- Genre: Crime, Drama, Fantasy, horror
- Starring: Peter Williams; Peter Sallis; Theodore Bikel; John Wood; Elspet Gray; Josephine Griffin; Arthur Howard;
- Country of origin: England
- No. of series: 1
- No. of episodes: 29

Production
- Producer: Derick Williams
- Production location: England
- Running time: 5 Minutes
- Production company: Associated Television

Original release
- Network: ITV
- Release: 24 September 1955 – 15 June 1962

= Strange Experiences =

English television series, 1955–1962

Strange Experiences is a British fantasy, horror TV series starring Peter Williams as a storyteller who talks about the strange things that have happened during his life. The series aired on ITV from 24 September 1955 to 15 June 1962. The series also included performances from Peter Sallis, Michael Shepley, Theodore Bikel, John Wood, Elspet Gray, Hugh Latimer, Josephine Griffin, Arthur Howard, and Ian Whittaker.

==Plot==
A storyteller named Peter talks about the strange events that have happened during his daily life routine such as uncanny, supernatural or otherwise "strange" goings-on happening across every place he has visited in England.

==Cast==
- Peter Williams as Peter the Storyteller
- Peter Sallis as Squishy Taylor, Chippy Criggs, Poor Man
- Theodore Bikel as Man
- John Wood as Man
- Elspet Gray as Querella
- Josephine Griffin as Women
- Arthur Howard as Man
- Ian Whittaker as Dora's Son
- Anna Turner as Women
- Frederick Treves as Man
- Michael Balfour as Man
- David Oxley as Man

==Episodes==

The series ran for a total of 29 episodes that aired on ITV, Associated Television from 24 September 1955 to 15 June 1962. All the episodes of this series survive. 22 of the episodes are available to watch at the British Film Institute and additionally selected episodes are available to view on YouTube.

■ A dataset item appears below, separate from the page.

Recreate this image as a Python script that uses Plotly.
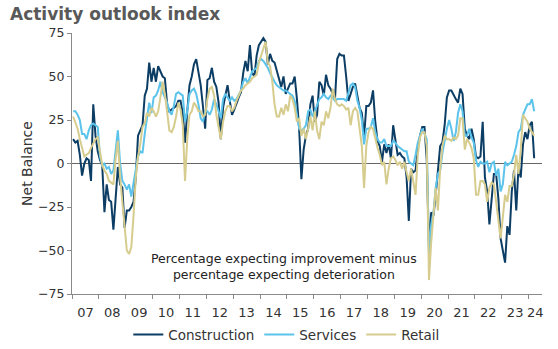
import plotly.graph_objects as go

start_year = 2007

construction = [
    14, 12, 13, 5, -7, 0, 3, 2, -10, 34, 16, 7,            # 2007
    2, -1, -28, -12, -21, -22, -38, -20, -2, -12, -14, -37,  # 2008
    -27, -27, -25, -22, -8, 16, 19, 22, 39, 43, 58, 47,      # 2009
    55, 47, 56, 53, 50, 49, 34, 30, 31, 32, 33, 36,          # 2010
    36, 29, 12, 30, 45, 50, 57, 60, 52, 45, 33, 20,          # 2011
    48, 49, 55, 47, 44, 35, 14, 32, 39, 45, 36, 28,          # 2012
    31, 35, 38, 41, 52, 59, 53, 68, 52, 50, 62, 68,          # 2013
    70, 72, 70, 57, 63, 59, 58, 53, 48, 44, 50, 40,          # 2014
    43, 46, 46, 50, 37, 20, -9, 8, 16, 20, 34, 39,           # 2015
    24, 28, 47, 45, 39, 51, 45, 43, 40, 37, 60, 63,          # 2016
    62, 62, 50, 36, 40, 44, 46, 39, 32, 29, 15, 33,          # 2017
    33, 35, 42, 24, 13, 10, 1, 11, 6, 11, 3, 22,             # 2018
    14, 5, 6, 4, 3, -8, -33, -3, -5, -4, 8, 16,              # 2019
    21, 21, 2, -48, -28, -30, -18, -4, 10, 12, 22, 38,       # 2020
    42, 42, 39, 37, 35, 43, 40, 20, 16, 14, 20, 14,          # 2021
    4, 3, 4, 24, -8, -16, -35, -18, -6, -6, -20, -43,        # 2022
    -50, -57, -36, -41, -16, -4, -27, -2, -8, 11, 18, 14,    # 2023
    22, 24, 3,                                               # 2024
]

services = [
    30, 30, 28, 25, 17, 17, 14, 19, 22, 23, 22, 21,
    4, -1, 0, -3, -2, -6, -4, 7, 19, 0, -10, -12,
    -15, -12, -19, -11, -4, 4, 7, 6, 17, 27, 35, 29,
    38, 39, 42, 47, 41, 38, 35, 30, 28, 33, 40, 41,
    40, 39, 24, 30, 40, 42, 43, 40, 34, 26, 24, 30,
    30, 28, 31, 37, 34, 30, 26, 37, 40, 38, 36, 38,
    36, 37, 40, 42, 47, 49, 46, 49, 53, 54, 55, 59,
    60, 59, 57, 55, 52, 49, 47, 45, 44, 43, 42, 42,
    41, 40, 39, 36, 28, 20, 19, 20, 22, 30, 31, 27,
    30, 33, 37, 38, 40, 38, 37, 39, 38, 36, 37, 37,
    37, 37, 36, 41, 45, 46, 44, 36, 32, 25, 11, 20,
    20, 21, 26, 18, 14, 12, 12, 14, 10, 10, 10, 13,
    12, 10, 9, 8, 7, 7, 1, 0, -1, 5, 12, 16,
    20, 17, 14, -52, -35, -28, -14, -6, -4, 6, 14, 20,
    25, 20, 13, 18, 29, 34, 30, 16, 16, 20, 15, 12,
    2, -2, 1, 0, 0, 1, -5, 0, 1, -7, -3, -16,
    -12, 1, -1, 0, 1, 5, 10, 18, 20, 28, 31, 34,
    34, 37, 30,
]

retail = [
    27, 24, 20, 14, 8, 4, 5, 6, 9, 12, 14, 15,
    8, -1, -4, -6, -10, -11, -12, 3, 13, -8, -23, -40,
    -50, -52, -48, -30, -8, 4, 11, 21, 23, 29, 27, 32,
    30, 27, 30, 38, 47, 40, 28, 19, 18, 21, 27, 35,
    31, 22, -10, 14, 28, 30, 35, 33, 30, 30, 27, 28,
    37, 43, 44, 39, 28, 20, 14, 24, 30, 33, 33, 30,
    32, 36, 39, 42, 43, 45, 46, 47, 49, 50, 51, 58,
    62, 66, 70, 58, 56, 47, 34, 27, 27, 32, 28, 34,
    30, 39, 37, 32, 24, 26, 16, 20, 14, 20, 27, 19,
    30, 19, 14, 24, 22, 30, 26, 32, 43, 37, 34, 33,
    34, 33, 31, 32, 22, 30, 32, 30, 20, 10, -14, 10,
    18, 21, 20, 14, 9, 5, -1, 1, -12, -3, 3, 4,
    2, -1, 1, -3, 1, -5, -10, -3, -10, -18, 5, 15,
    18, 18, 10, -67, -45, -30, -14, -27, -3, 10, 16, 14,
    14, 13, 15, 14, 16, 26, 26, 8, 14, 12, 9, 3,
    -18, -18, -10, -10, -12, -22, -14, -11, -12, -22, -32, -43,
    -31, -18, -22, -13, -13, -6, 5, -6, 8, 28, 26, 24,
    20, 18, 16,
]

year_labels = ["07", "08", "09", "10", "11", "12", "13", "14", "15",
               "16", "17", "18", "19", "20", "21", "22", "23", "24"]
y_ticks = [-75, -50, -25, 0, 25, 50, 75]

series_names = ["Construction", "Services", "Retail"]
series_colors = ["#0c3d64", "#5cc3ea", "#d6cc8e"]

x_end = 2024.5
xs = [start_year + (i + 0.5) / 12 for i in range(len(construction))]

FONT = "DejaVu Sans"
TXT = "#333333"
AX = "#8a8a8a"

fig = go.Figure()
for name, vals, col in zip(series_names, [construction, services, retail], series_colors):
    fig.add_trace(go.Scatter(x=xs[:len(vals)], y=vals, mode="lines", name=name,
                             line=dict(color=col, width=2)))

# label-carrier axis (year labels centred between tick marks)
years = list(range(start_year, start_year + len(year_labels)))
label_pos = [min(y + 1, x_end) / 2 + y / 2 for y in years]
fig.add_trace(go.Scatter(x=[start_year], y=[None], xaxis="x2", showlegend=False,
                         hoverinfo="skip", mode="lines"))

fig.update_layout(
    width=558, height=349,
    margin=dict(l=72, r=16, t=33, b=55, autoexpand=False),
    paper_bgcolor="white", plot_bgcolor="white",
    font=dict(family=FONT, color=TXT, size=12),
    title=dict(text="<b>Activity outlook index</b>", xref="container", yref="container",
               x=10 / 558, xanchor="left", y=1 - 14 / 349, yanchor="middle",
               font=dict(family=FONT, size=17, color="#595959")),
    xaxis=dict(range=[start_year, x_end], tickvals=years, ticks="outside", ticklen=4,
               tickcolor=AX, showticklabels=False, showline=True, linecolor=AX,
               linewidth=1, showgrid=False, zeroline=False, fixedrange=True),
    xaxis2=dict(overlaying="x", anchor="y", side="bottom", range=[start_year, x_end],
                tickvals=label_pos, ticktext=year_labels, ticks="outside", ticklen=6,
                tickcolor="rgba(0,0,0,0)", showline=False, showgrid=False,
                zeroline=False, tickfont=dict(size=13, color=TXT)),
    yaxis=dict(range=[-75, 75], tickvals=y_ticks, ticks="outside", ticklen=4,
               tickcolor=AX, showline=True, linecolor=AX, linewidth=1,
               showgrid=False, zeroline=True, zerolinecolor="#666666",
               zerolinewidth=1, tickfont=dict(size=12.5, color=TXT),
               title=dict(text="Net Balance", font=dict(size=14, color=TXT), standoff=2)),
    legend=dict(orientation="h", x=0.457, xanchor="center", y=-0.097, yanchor="top",
                font=dict(size=13.5, color=TXT), bgcolor="rgba(0,0,0,0)",
                itemwidth=30, tracegroupgap=0),
    showlegend=True,
    annotations=[dict(text="Percentage expecting improvement minus<br>percentage expecting deterioration",
                      xref="paper", yref="paper", x=0.451, y=0.105, xanchor="center",
                      yanchor="middle", showarrow=False, align="center",
                      font=dict(size=12.5, color="#222222"))],
)

fig.write_html("out.html")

| No. | Title | Original release date |
|---|---|---|
| 1 | "The Pickpocket" | 24 September 1955 |
| 2 | "The Identical Twins" | 1 October 1955 |
| 3 | "Portrait of Paula" | 8 October 1955 |
| 4 | "Hold-Up Man" | 15 October 1955 |
| 5 | "The Sleepwalker" | 22 October 1955 |
| 6 | "Halloween" | 29 October 1955 |
| 7 | "Two-Faced Murder" | 5 November 1955 |
| 8 | "Fortune Teller" | 12 November 1955 |
| 9 | "The Sleeping Girl" | 19 November 1955 |
| 10 | "Queer Customer" | 26 November 1955 |
| 11 | "Grandpa's Portrait" | 3 December 1955 |
| 12 | "Safe and Sound" | 1 January 1956 |
| 13 | "The Trial" | 8 January 1956 |
| 14 | "Kleptomaniac" | 15 January 1956 |
| 15 | "The Knife Thrower" | 22 January 1956 |
| 16 | "Old Silas" | 29 January 1956 |
| 17 | "The Well" | 5 February 1956 |
| 18 | "The Clocks" | 12 February 1956 |
| 19 | "The Laughing Clown" | 19 February 1956 |
| 20 | "The Writing in the Sky" | 26 February 1956 |
| 21 | "The Mirror" | 4 March 1956 |
| 22 | "The Ventriloquist" | 11 March 1956 |
| 23 | "The Inveterate Gambler" | 25 March 1956 |
| 24 | "The Idol" | 1 April 1956 |
| 25 | "A Matter of Luck" | 8 April 1956 |
| 26 | "Dunkirk" | 15 April 1956 |
| 27 | "The Talisman" | 22 April 1956 |
| 28 | "The Unknown Warrior" | 29 April 1956 |
| 29 | "The Comet" | 15 June 1962 |

==Production==
Before the series premiered two of the episodes from the series were shown in the 1955 TV movie/TV play Fcb TV Show No.1. The episodes "Safe and Sound" and "The Knife Thrower" were shown in the TV movie/TV play to give some idea of how an evening's viewing might appear on the forthcoming I.T.A. channel in London. Both of the episodes where eventually given a separate release on television by themselves for the series Strange Experiences.

==Critic reviews==
The series itself received very positive ratings and reviews from critics with one critic calling it a good but strange series.

==Home release==
Two of the episodes have been released on DVD or Blu Ray: "Grandpa's Portrait" and "Old Silas" were included on a British Film Institute DVD and Blu Ray titled Short Sharp Shocks Volume 3 which was released on 9 October 2023.